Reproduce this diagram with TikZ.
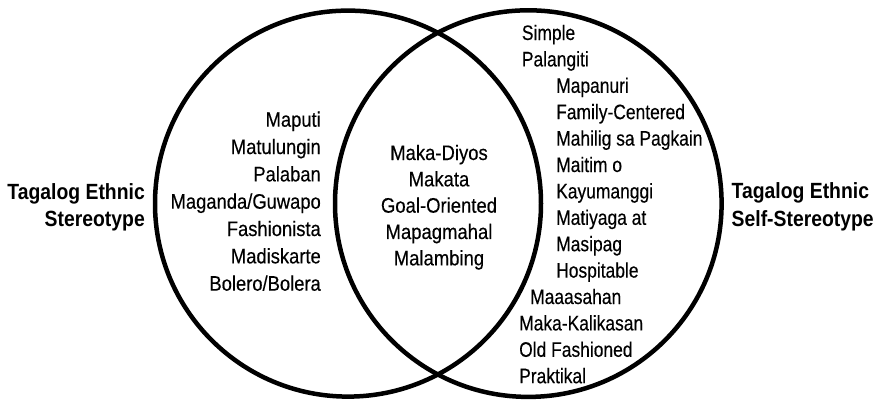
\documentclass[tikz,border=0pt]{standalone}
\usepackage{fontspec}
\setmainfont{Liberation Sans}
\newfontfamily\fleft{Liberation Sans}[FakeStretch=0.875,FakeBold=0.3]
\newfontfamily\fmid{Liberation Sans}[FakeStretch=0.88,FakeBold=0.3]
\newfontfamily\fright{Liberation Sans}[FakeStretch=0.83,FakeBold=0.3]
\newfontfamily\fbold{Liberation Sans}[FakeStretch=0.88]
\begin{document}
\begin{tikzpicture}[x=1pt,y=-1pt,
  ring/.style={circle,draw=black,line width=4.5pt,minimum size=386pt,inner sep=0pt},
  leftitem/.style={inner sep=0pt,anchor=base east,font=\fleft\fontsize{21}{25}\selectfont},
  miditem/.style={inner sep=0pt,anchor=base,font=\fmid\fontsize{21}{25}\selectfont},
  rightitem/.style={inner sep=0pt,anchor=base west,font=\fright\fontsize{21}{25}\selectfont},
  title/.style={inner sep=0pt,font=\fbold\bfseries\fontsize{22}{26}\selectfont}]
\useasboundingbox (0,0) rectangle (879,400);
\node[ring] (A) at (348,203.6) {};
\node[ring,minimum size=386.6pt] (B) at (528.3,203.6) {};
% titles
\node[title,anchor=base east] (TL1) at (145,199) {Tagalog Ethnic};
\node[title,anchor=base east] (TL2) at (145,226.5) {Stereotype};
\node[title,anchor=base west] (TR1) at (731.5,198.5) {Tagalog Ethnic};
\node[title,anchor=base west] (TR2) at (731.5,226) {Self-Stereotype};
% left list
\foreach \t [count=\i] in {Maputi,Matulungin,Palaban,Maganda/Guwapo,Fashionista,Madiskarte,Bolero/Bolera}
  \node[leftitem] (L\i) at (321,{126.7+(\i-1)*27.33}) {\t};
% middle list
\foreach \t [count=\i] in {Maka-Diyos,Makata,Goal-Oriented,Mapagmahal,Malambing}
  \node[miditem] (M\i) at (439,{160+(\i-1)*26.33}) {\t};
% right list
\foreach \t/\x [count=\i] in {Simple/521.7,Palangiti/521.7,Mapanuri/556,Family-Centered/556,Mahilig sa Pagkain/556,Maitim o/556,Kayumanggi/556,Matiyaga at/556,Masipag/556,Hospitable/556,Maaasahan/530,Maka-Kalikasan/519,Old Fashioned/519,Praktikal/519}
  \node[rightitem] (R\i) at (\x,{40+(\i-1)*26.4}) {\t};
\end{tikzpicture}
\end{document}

○ ○ ○ ○ ○

#### TASK GOAL
Return the full material word for word. Do not include the pictures.

#### RESPONSE
Reproduce this diagram with TikZ.
\documentclass[tikz,border=0pt]{standalone}
\usepackage{fontspec}
\setmainfont{Liberation Sans}
\newfontfamily\fleft{Liberation Sans}[FakeStretch=0.875,FakeBold=0.3]
\newfontfamily\fmid{Liberation Sans}[FakeStretch=0.88,FakeBold=0.3]
\newfontfamily\fright{Liberation Sans}[FakeStretch=0.83,FakeBold=0.3]
\newfontfamily\fbold{Liberation Sans}[FakeStretch=0.88]
\begin{document}
\begin{tikzpicture}[x=1pt,y=-1pt,
  ring/.style={circle,draw=black,line width=4.5pt,minimum size=386pt,inner sep=0pt},
  leftitem/.style={inner sep=0pt,anchor=base east,font=\fleft\fontsize{21}{25}\selectfont},
  miditem/.style={inner sep=0pt,anchor=base,font=\fmid\fontsize{21}{25}\selectfont},
  rightitem/.style={inner sep=0pt,anchor=base west,font=\fright\fontsize{21}{25}\selectfont},
  title/.style={inner sep=0pt,font=\fbold\bfseries\fontsize{22}{26}\selectfont}]
\useasboundingbox (0,0) rectangle (879,400);
\node[ring] (A) at (348,203.6) {};
\node[ring,minimum size=386.6pt] (B) at (528.3,203.6) {};
% titles
\node[title,anchor=base east] (TL1) at (145,199) {Tagalog Ethnic};
\node[title,anchor=base east] (TL2) at (145,226.5) {Stereotype};
\node[title,anchor=base west] (TR1) at (731.5,198.5) {Tagalog Ethnic};
\node[title,anchor=base west] (TR2) at (731.5,226) {Self-Stereotype};
% left list
\foreach \t [count=\i] in {Maputi,Matulungin,Palaban,Maganda/Guwapo,Fashionista,Madiskarte,Bolero/Bolera}
  \node[leftitem] (L\i) at (321,{126.7+(\i-1)*27.33}) {\t};
% middle list
\foreach \t [count=\i] in {Maka-Diyos,Makata,Goal-Oriented,Mapagmahal,Malambing}
  \node[miditem] (M\i) at (439,{160+(\i-1)*26.33}) {\t};
% right list
\foreach \t/\x [count=\i] in {Simple/521.7,Palangiti/521.7,Mapanuri/556,Family-Centered/556,Mahilig sa Pagkain/556,Maitim o/556,Kayumanggi/556,Matiyaga at/556,Masipag/556,Hospitable/556,Maaasahan/530,Maka-Kalikasan/519,Old Fashioned/519,Praktikal/519}
  \node[rightitem] (R\i) at (\x,{40+(\i-1)*26.4}) {\t};
\end{tikzpicture}
\end{document}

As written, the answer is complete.